San Bernardino DA says “dormant cyber-pathogen” is made up - rosser
http://arstechnica.com/tech-policy/2016/03/what-is-a-lying-dormant-cyber-pathogen-san-bernardino-da-wont-say/
======
pdkl95
> release a "lying-dormant cyber pathogen" into the county's computer
> infrastructure

I'm reminded of Phone Losers of America.

[http://www.phonelosers.org/media/book/phone-losers-of-
americ...](http://www.phonelosers.org/media/book/phone-losers-of-america.pdf)
(pdf)

\--

“Circle K, this is Larry,” he answered, sounding extremely bored.

“Hi, Larry. This is John from Visa. We've been having some issues with the
credit card network tonight. Has your manager told you about this problem
yet?”

“No, I don't know anything about it,” Larry replied.

“I see,” I said. “Well, there's a major computer virus in the network that
processes credit cards and I need you to unplug your credit card machine
immediately, before the virus reaches you.”
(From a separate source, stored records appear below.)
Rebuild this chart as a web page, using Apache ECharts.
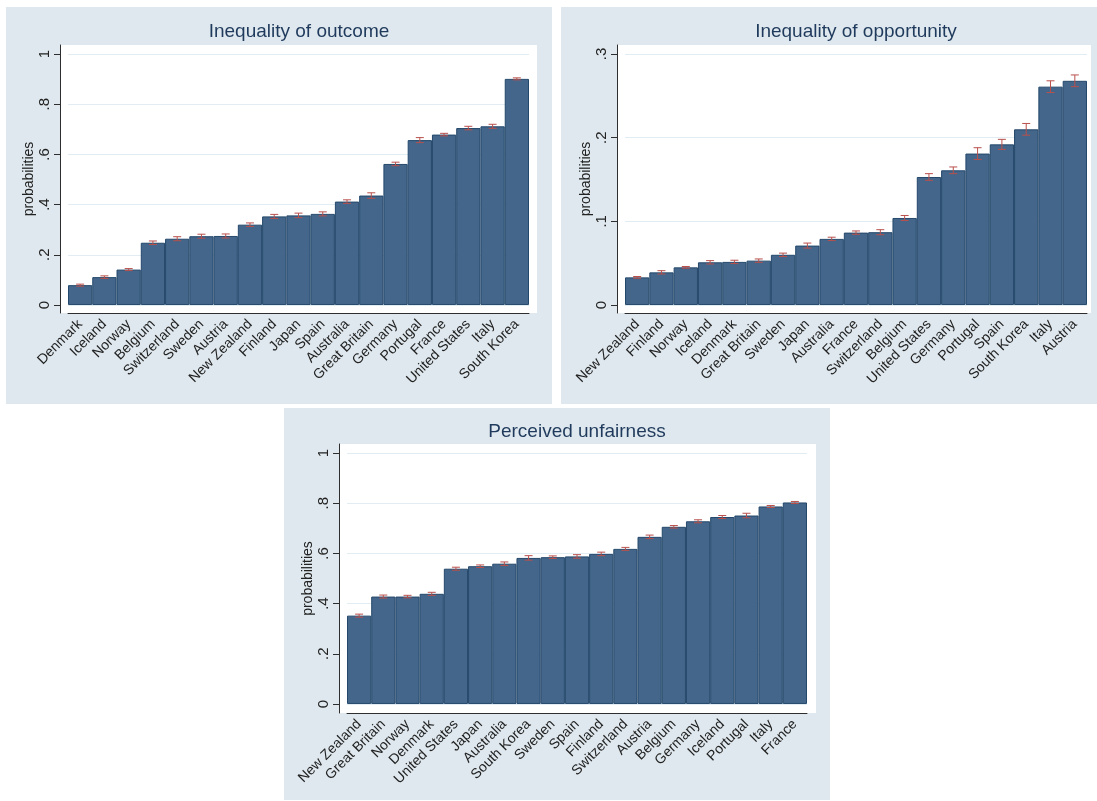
<!DOCTYPE html>
<html>
<head>
<meta charset="utf-8">
<script src="https://cdn.jsdelivr.net/npm/echarts@6/dist/echarts.min.js"></script>
<style>
  body { margin: 0; background: #ffffff; width: 1097px; height: 801px; position: relative; overflow: hidden; }
  .panel { position: absolute; }
  #outcome { left: 6px; top: 7px; width: 546px; height: 397px; }
  #opportunity { left: 561px; top: 7px; width: 536px; height: 397px; }
  #unfair { left: 284px; top: 408px; width: 546px; height: 392px; }
</style>
</head>
<body>
<div class="panel" id="outcome"></div>
<div class="panel" id="opportunity"></div>
<div class="panel" id="unfair"></div>
<script>
// Inequality of outcome
const outcomeCountries = ["Denmark", "Iceland", "Norway", "Belgium", "Switzerland", "Sweden", "Austria",
  "New Zealand", "Finland", "Japan", "Spain", "Australia", "Great Britain", "Germany", "Portugal",
  "France", "United States", "Italy", "South Korea"];
const outcomeValues = [0.079, 0.111, 0.141, 0.248, 0.264, 0.274, 0.275, 0.320, 0.353, 0.357, 0.363,
  0.412, 0.436, 0.562, 0.657, 0.679, 0.705, 0.712, 0.901];
const outcomeErr = [0.004, 0.005, 0.004, 0.007, 0.008, 0.008, 0.008, 0.007, 0.008, 0.009, 0.008,
  0.007, 0.011, 0.007, 0.010, 0.005, 0.007, 0.008, 0.004];

// Inequality of opportunity
const opportunityCountries = ["New Zealand", "Finland", "Norway", "Iceland", "Denmark", "Great Britain",
  "Sweden", "Japan", "Australia", "France", "Switzerland", "Belgium", "United States", "Germany",
  "Portugal", "Spain", "South Korea", "Italy", "Austria"];
const opportunityValues = [0.033, 0.039, 0.045, 0.051, 0.0515, 0.053, 0.060, 0.071, 0.079, 0.0865,
  0.087, 0.104, 0.153, 0.161, 0.181, 0.192, 0.210, 0.261, 0.268];
const opportunityErr = [0.001, 0.002, 0.001, 0.002, 0.002, 0.002, 0.002, 0.003, 0.002, 0.002,
  0.003, 0.003, 0.004, 0.004, 0.007, 0.006, 0.007, 0.007, 0.007];

// Perceived unfairness
const unfairCountries = ["New Zealand", "Great Britain", "Norway", "Denmark", "United States", "Japan",
  "Australia", "South Korea", "Sweden", "Spain", "Finland", "Switzerland", "Austria", "Belgium",
  "Germany", "Iceland", "Portugal", "Italy", "France"];
const unfairValues = [0.352, 0.428, 0.428, 0.439, 0.539, 0.549, 0.559, 0.582, 0.585, 0.588, 0.598,
  0.618, 0.666, 0.706, 0.728, 0.745, 0.751, 0.787, 0.803];
const unfairErr = [0.006, 0.006, 0.005, 0.006, 0.006, 0.005, 0.007, 0.009, 0.005, 0.007, 0.007,
  0.006, 0.007, 0.005, 0.006, 0.006, 0.009, 0.004, 0.004];

// tick labels
const unitTicks = [0, 0.2, 0.4, 0.6, 0.8, 1];
const oppTicks = [0, 0.1, 0.2, 0.3];

const barColor = "#43668a";
const errColor = "#b8504c";
const axisColor = "#2e2e2e";

function fmtTick(v) {
  if (v === 0) return "0";
  return String(Math.round(v * 10) / 10).replace(/^0/, "");
}

function errRender(params, api) {
  const x = api.value(0);
  const lo = api.coord([x, api.value(1)]);
  const hi = api.coord([x, api.value(2)]);
  const w = 4;
  const st = { stroke: errColor, lineWidth: 1 };
  return {
    type: "group",
    children: [
      { type: "line", shape: { x1: hi[0], y1: hi[1], x2: lo[0], y2: lo[1] }, style: st },
      { type: "line", shape: { x1: hi[0] - w, y1: hi[1], x2: hi[0] + w, y2: hi[1] }, style: st },
      { type: "line", shape: { x1: lo[0] - w, y1: lo[1], x2: lo[0] + w, y2: lo[1] }, style: st },
    ],
  };
}

function drawPanel(id, cfg) {
  let myChart = echarts.init(document.getElementById(id));
  let errData = cfg.values.map((v, i) => [i, v - cfg.err[i], v + cfg.err[i]]);
  let option = {
    backgroundColor: "#dfe8ee",
    animation: false,
    textStyle: { fontFamily: "Liberation Sans, Arial, sans-serif" },
    title: {
      text: cfg.title,
      left: cfg.titleX,
      top: cfg.titleY,
      textAlign: "center",
      textStyle: { color: "#1f3a5c", fontSize: 19, fontWeight: "normal", fontFamily: "Liberation Sans, Arial, sans-serif" },
    },
    graphic: [
      {
        type: "rect",
        z: -1,
        shape: cfg.plotRect,
        style: { fill: "#ffffff" },
      },
    ],
    grid: cfg.grid,
    xAxis: {
      type: "category",
      data: cfg.countries,
      boundaryGap: true,
      axisLine: { onZero: false, lineStyle: { color: axisColor, width: 1 } },
      axisTick: { alignWithLabel: true, length: 6, lineStyle: { color: axisColor } },
      axisLabel: { interval: 0, rotate: 45, margin: 9, fontSize: 14, color: "#222" },
      splitLine: { show: false },
    },
    yAxis: {
      type: "value",
      min: cfg.min,
      max: cfg.max,
      offset: cfg.offset,
      name: "probabilities",
      nameLocation: "middle",
      nameGap: 24,
      nameRotate: 90,
      nameMoveOverlap: false,
      nameTextStyle: { fontSize: 14, color: "#222" },
      axisLine: { show: true, lineStyle: { color: axisColor, width: 1 } },
      axisTick: { show: true, length: 6, customValues: cfg.ticks, lineStyle: { color: axisColor } },
      axisLabel: { rotate: 90, margin: 8, fontSize: 15, color: "#222", customValues: cfg.ticks, formatter: fmtTick },
      splitLine: { show: true, lineStyle: { color: "#e2ecf3", width: 1 } },
    },
    series: [
      {
        type: "bar",
        data: cfg.values,
        barCategoryGap: "0%",
        itemStyle: { color: barColor, borderColor: "#24486b", borderWidth: 1 },
      },
      {
        type: "custom",
        renderItem: errRender,
        data: errData,
        z: 5,
      },
    ],
  };
  myChart.setOption(option);
}

drawPanel("outcome", {
  title: "Inequality of outcome",
  titleX: 288, titleY: 10,
  countries: outcomeCountries, values: outcomeValues, err: outcomeErr,
  ticks: unitTicks, min: -0.032, max: 1.036, offset: 8,
  grid: { left: 62, top: 38, width: 461, height: 268 },
  plotRect: { x: 55, y: 38, width: 476, height: 268 },
});

drawPanel("opportunity", {
  title: "Inequality of opportunity",
  titleX: 290, titleY: 10,
  countries: opportunityCountries, values: opportunityValues, err: opportunityErr,
  ticks: oppTicks, min: -0.0096, max: 0.3108, offset: 8,
  grid: { left: 64, top: 38, width: 462, height: 268 },
  plotRect: { x: 56, y: 38, width: 474, height: 268 },
});

drawPanel("unfair", {
  title: "Perceived unfairness",
  titleX: 288, titleY: 9,
  countries: unfairCountries, values: unfairValues, err: unfairErr,
  ticks: unitTicks, min: -0.036, max: 1.036, offset: 8,
  grid: { left: 63, top: 36, width: 460, height: 269 },
  plotRect: { x: 55, y: 36, width: 477, height: 269 },
});
</script>
</body>
</html>
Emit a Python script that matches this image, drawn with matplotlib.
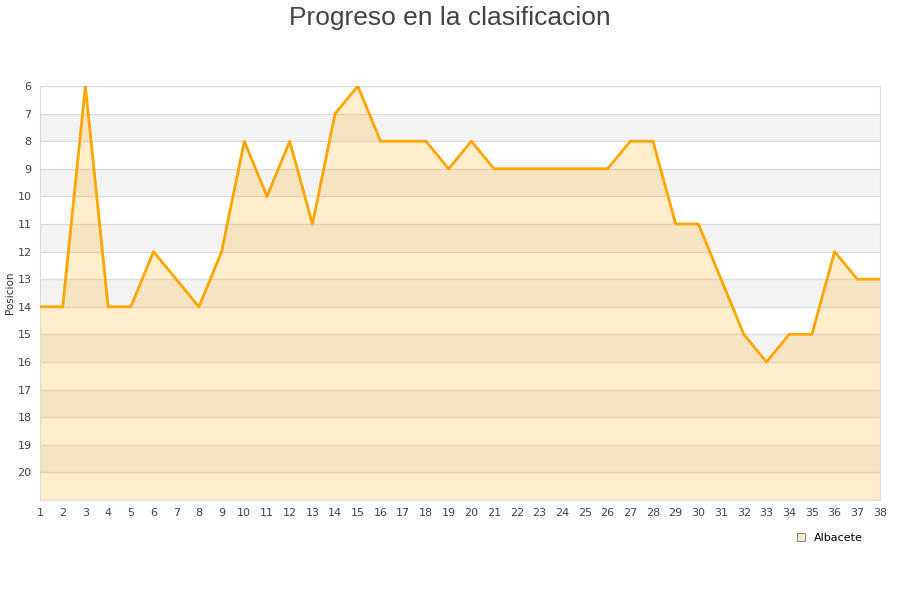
import numpy as np
import matplotlib.pyplot as plt

jornadas = list(range(1, 39))
posicion = [14, 14, 6, 14, 14, 12, 13, 14, 12, 8,
            10, 8, 11, 7, 6, 8, 8, 8, 9, 8,
            9, 9, 9, 9, 9, 9, 8, 8, 11, 11,
            13, 15, 16, 15, 15, 12, 13, 13]
y_ticks = list(range(6, 21))
equipo = 'Albacete'

fig = plt.figure(figsize=(9, 6), dpi=100)
ax = fig.add_axes([40/900, 100/600, 840/900, 414/600])

# alternating bands
for v in range(7, 21, 2):
    ax.axhspan(v, v + 1, color='#f3f3f3', zorder=0, lw=0)
for v in range(6, 22):
    ax.axhline(v, color='#dddddd', lw=1, zorder=1)

ax.fill_between(jornadas, posicion, 21, color='#FFA500', alpha=0.2, lw=0, zorder=2)
ax.plot(jornadas, posicion, color='#FFA500', lw=2, zorder=3)
ax.plot([], [], 's', ms=6, mfc='#FFEDCC', mec='#888888', mew=0.8, label=equipo)

ax.set_xlim(1, 38)
ax.set_ylim(21, 6)
ax.set_xticks(jornadas)
ax.set_yticks(y_ticks)
ax.tick_params(length=0, labelsize=8, colors='#444444', pad=6)
for s in ax.spines.values():
    s.set_color('#dddddd')
ax.set_ylabel('Posicion', fontsize=7.5, color='#333333')
ax.yaxis.set_label_coords(-0.03, 0.5)

fig.text(0.5, 0.99, 'Progreso en la clasificacion', ha='center', va='top',
         fontsize=19, color='#444444', family='Liberation Sans')
ax.legend(loc='upper right', bbox_to_anchor=(0.992, -0.055), frameon=False,
          fontsize=8, handlelength=0.8, handletextpad=0.8)

plt.savefig('out.png', dpi=100)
“Oh, okay,” Larry said as he fumbled around with the wires in the back of the
machine. "Okay, it's unplugged."

[...]

“Okay, now take the credit card machine and set it far away from the phone
lines, just to make sure the virus can't get to it. If you have a stainless
steel sink there, put it in the sink because that will help shield the machine
from an airborne virus attack.”

------
natch
If his concern over this hypothetical were sincere, he would be ordering a
full forensic analysis of all IT and electrical systems that may possibly have
been accessed by the shooter.

If he's not doing that, the only conclusion that makes sense is that his
concerns are disingenuous.